Advertisement

GLENDALE : Fund-Raisers to Aid Lunch Program

Share

Faced with a $10,000 cut this year in funding for free lunch support services for the elderly, Glendale city officials for the first time are resorting to fund-raisers in hopes of recouping the loss.

The city’s senior nutritional meals and support services program has mainly been funded by the Los Angeles County Area Agency on Aging, said Michele Blanche, the program’s supervisor. A small portion of funds come from the city, the U.S. Department of Agriculture and private donations.

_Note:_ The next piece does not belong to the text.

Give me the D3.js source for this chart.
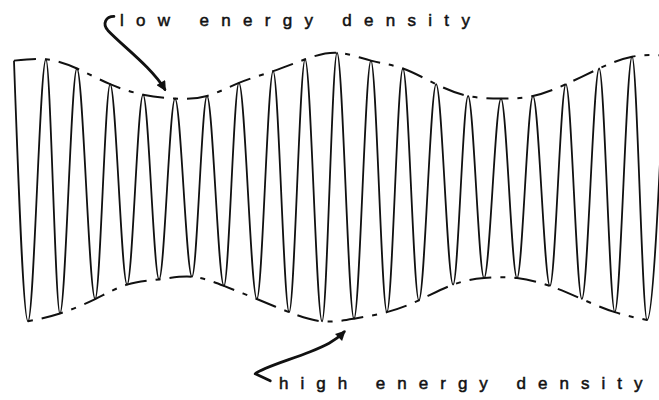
<!DOCTYPE html>
<html>
<head>
<meta charset="utf-8">
<script src="https://cdn.jsdelivr.net/npm/d3@7"></script>
<style>
  body { margin: 0; background: #fff; }
  svg { display: block; }
</style>
</head>
<body>
<div id="chart"></div>
<script>
// crests and troughs of the beating wave
// time is in wave periods, value is the displacement (-1 .. 1)
let crestTimes = [-0.43, 0.55, 1.50, 2.52, 3.53, 4.51, 5.49, 6.47, 7.52, 8.50, 9.48,
    10.52, 11.50, 12.52, 13.50, 14.51, 15.49, 16.50, 17.52, 18.53, 19.54]
let crestValues = [0.98, 0.99, 0.92, 0.80, 0.72, 0.69, 0.71, 0.81, 0.90, 0.99, 1.04,
    0.98, 0.92, 0.80, 0.71, 0.69, 0.71, 0.80, 0.92, 1.01, 1.02]

let troughTimes = [0, 0.98, 2.06, 3.04, 4.02, 5.03, 6.01, 7.02, 8.01, 9.02,
    10.0, 11.01, 11.99, 13.04, 13.99, 15.0, 16.01, 16.99, 18.0, 18.99]
let troughValues = [-1.01, -0.95, -0.84, -0.73, -0.69, -0.67, -0.74, -0.84, -0.94, -1.01,
    -0.99, -0.94, -0.85, -0.73, -0.68, -0.68, -0.74, -0.84, -0.94, -1.00]

// annotations: text and where the arrow points (time, value)
let lowLabel = 'low energy density'
let lowPoint = [4.2, 0.76]
let highLabel = 'high energy density'
let highPoint = [9.7, -1.09]

let width = 659
let height = 400

let svg = d3.select('#chart').append('svg')
    .attr('width', width)
    .attr('height', height)

let x = d3.scaleLinear()
    .domain([0, 20])
    .range([28, 680])

let y = d3.scaleLinear()
    .domain([-1, 1])
    .range([320, 58])

// one list of turning points, in time order
let crests = crestTimes.map(function (t, i) { return { t: t, v: crestValues[i] } })
let troughs = troughTimes.map(function (t, i) { return { t: t, v: troughValues[i] } })
let turns = crests.concat(troughs).sort(function (a, b) { return a.t - b.t })

let line = d3.line()
    .x(function (d) { return x(d.t) })
    .y(function (d) { return y(d.v) })

// envelopes (dashed)
let envelope = d3.line()
    .x(function (d) { return x(d.t) })
    .y(function (d) { return y(d.v) })
    .curve(d3.curveNatural)

svg.append('path')
    .datum(crests)
    .attr('d', envelope)
    .attr('fill', 'none')
    .attr('stroke', '#111')
    .attr('stroke-width', 2)
    .attr('stroke-dasharray', '22,9,5,9')

svg.append('path')
    .datum(troughs)
    .attr('d', envelope)
    .attr('fill', 'none')
    .attr('stroke', '#111')
    .attr('stroke-width', 2)
    .attr('stroke-dasharray', '5,9,22,9')

// the wave itself
svg.append('path')
    .datum(turns)
    .attr('d', line.curve(d3.curveMonotoneX))
    .attr('fill', 'none')
    .attr('stroke', '#111')
    .attr('stroke-width', 1.8)

// arrow head
svg.append('defs').append('marker')
    .attr('id', 'head')
    .attr('viewBox', '0 0 10 10')
    .attr('refX', 8)
    .attr('refY', 5)
    .attr('markerUnits', 'userSpaceOnUse')
    .attr('markerWidth', 11)
    .attr('markerHeight', 10)
    .attr('orient', 'auto')
    .append('path')
    .attr('d', 'M0,0 L10,5 L0,10 Z')
    .attr('fill', '#111')

// top arrow, drawn relative to its tip
let tx = x(lowPoint[0]), ty = y(lowPoint[1])
let topArrow = d3.path()
topArrow.moveTo(tx - 51, ty - 73)
topArrow.bezierCurveTo(tx - 59, ty - 73, tx - 63, ty - 66, tx - 57, ty - 59)
topArrow.bezierCurveTo(tx - 43, ty - 44, tx - 13, ty - 22, tx, ty)

svg.append('path')
    .attr('d', topArrow.toString())
    .attr('fill', 'none')
    .attr('stroke', '#111')
    .attr('stroke-width', 2.8)
    .attr('stroke-linecap', 'round')
    .attr('marker-end', 'url(#head)')

// bottom arrow
let bx = x(highPoint[0]), by = y(highPoint[1])
let bottomArrow = d3.path()
bottomArrow.moveTo(bx - 74, by + 49)
bottomArrow.lineTo(bx - 89, by + 42)
bottomArrow.bezierCurveTo(bx - 82, by + 36, bx - 54, by + 28, bx - 34, by + 20)
bottomArrow.bezierCurveTo(bx - 19, by + 14, bx - 10, by + 10, bx, by)

svg.append('path')
    .attr('d', bottomArrow.toString())
    .attr('fill', 'none')
    .attr('stroke', '#111')
    .attr('stroke-width', 2.8)
    .attr('stroke-linecap', 'round')
    .attr('stroke-linejoin', 'round')
    .attr('marker-end', 'url(#head)')

// labels
let labelFont = '"Liberation Sans", Arial, sans-serif'

svg.append('text')
    .attr('x', 120)
    .attr('y', 26)
    .attr('font-family', labelFont)
    .attr('font-size', 17)
    .attr('letter-spacing', 12.3)
    .attr('fill', '#111')
    .attr('stroke', '#111')
    .attr('stroke-width', 0.5)
    .text(lowLabel)

svg.append('text')
    .attr('x', 279)
    .attr('y', 389)
    .attr('font-family', labelFont)
    .attr('font-size', 17)
    .attr('letter-spacing', 12)
    .attr('fill', '#111')
    .attr('stroke', '#111')
    .attr('stroke-width', 0.5)
    .text(highLabel)
</script>
</body>
</html>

But the county’s budget crisis for the 1993-94 fiscal year forced the agency to reduce the program’s budget this year from $262,660 to $252,529, Blanche said.

Advertisement

Although nearly half the difference was made up by laying off an office assistant, the program still lost 2,000 of the 80,000 meals it provides annually to 1,300 senior citizens in Glendale, she said. To bring services back to the same level as last year, Blanche decided to seek public help in raising $6,000. The first step will be a dinner/dance on Sunday at the Glendale Civic Auditorium.

“We’d like to raise at least $1,500 at this dance,” Blanche said Thursday. “We have over 200 people right now. We’re taking reservations up to 4:30 tomorrow afternoon.”

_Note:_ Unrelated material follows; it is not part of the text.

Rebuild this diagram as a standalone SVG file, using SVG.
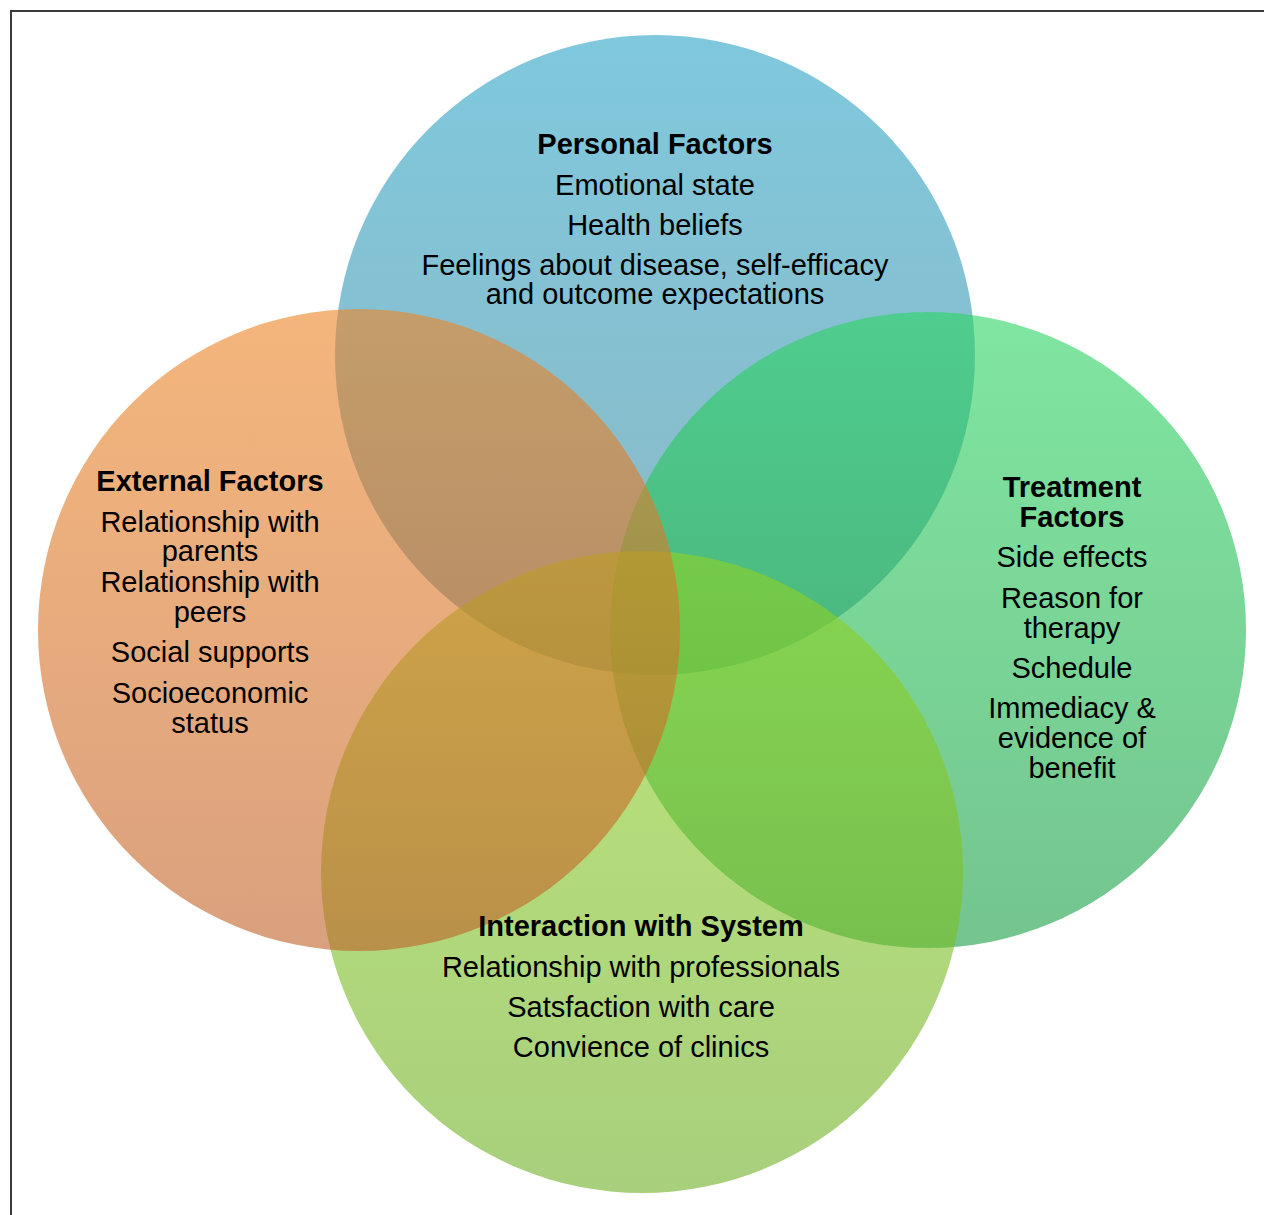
<svg xmlns="http://www.w3.org/2000/svg" width="1264" height="1215" viewBox="0 0 1264 1215">
<style>
text{font-family:"Liberation Sans",Arial,sans-serif;font-size:29px;fill:#000;text-anchor:middle}
.h{font-weight:bold}
.c{fill-opacity:0.6}
</style>
<defs>
<linearGradient id="gBlue" x1="0" y1="0" x2="0" y2="1"><stop offset="0" stop-color="#2aa3c6"/><stop offset="1" stop-color="#3f899d"/></linearGradient>
<linearGradient id="gOrange" x1="0" y1="0" x2="0" y2="1"><stop offset="0" stop-color="#ee8525"/><stop offset="1" stop-color="#c06128"/></linearGradient>
<linearGradient id="gGreen" x1="0" y1="0" x2="0" y2="1"><stop offset="0" stop-color="#2bd561"/><stop offset="1" stop-color="#179d43"/></linearGradient>
<linearGradient id="gLime" x1="0" y1="0" x2="0" y2="1"><stop offset="0" stop-color="#8fd421"/><stop offset="1" stop-color="#6eaf25"/></linearGradient>
</defs>
<rect width="1264" height="1215" fill="#fff"/>
<rect x="11" y="11" width="1262" height="1212" fill="none" stroke="#3a3a3a" stroke-width="2"/>
<g id="personal">
<circle class="c" cx="655" cy="355" r="320" fill="url(#gBlue)"/>
</g>
<g id="treatment">
<circle class="c" cx="928" cy="630" r="318" fill="url(#gGreen)"/>
</g>
<g id="interaction">
<circle class="c" cx="642" cy="872" r="321" fill="url(#gLime)"/>
</g>
<g id="external">
<circle class="c" cx="359" cy="630" r="321" fill="url(#gOrange)"/>
</g>
<g id="personal-text">
<text class="h" x="655" y="154">Personal Factors</text>
<text x="655" y="195">Emotional state</text>
<text x="655" y="235">Health beliefs</text>
<text x="655" y="275">Feelings about disease, self-efficacy</text>
<text x="655" y="304">and outcome expectations</text>
</g>
<g id="external-text">
<text class="h" x="210" y="491">External Factors</text>
<text x="210" y="532">Relationship with</text>
<text x="210" y="561">parents</text>
<text x="210" y="592">Relationship with</text>
<text x="210" y="622">peers</text>
<text x="210" y="662">Social supports</text>
<text x="210" y="703">Socioeconomic</text>
<text x="210" y="733">status</text>
</g>
<g id="treatment-text">
<text class="h" x="1072" y="497">Treatment</text>
<text class="h" x="1072" y="527">Factors</text>
<text x="1072" y="567">Side effects</text>
<text x="1072" y="608">Reason for</text>
<text x="1072" y="638">therapy</text>
<text x="1072" y="678">Schedule</text>
<text x="1072" y="718">Immediacy &amp;</text>
<text x="1072" y="748">evidence of</text>
<text x="1072" y="778">benefit</text>
</g>
<g id="interaction-text">
<text class="h" x="641" y="936">Interaction with System</text>
<text x="641" y="977">Relationship with professionals</text>
<text x="641" y="1017">Satsfaction with care</text>
<text x="641" y="1057">Convience of clinics</text>
</g>
</svg>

Despite the tight economy, the response has been positive.

“A lot of people have called and said we’d really like to help,” Blanche said.

More fund-raisers are in the works. But if they are not successful, city officials will have to consider other cutbacks to make up for the rising costs in meal service, Blanche said.

“We would reduce everything else first before we reduce meals,” she said.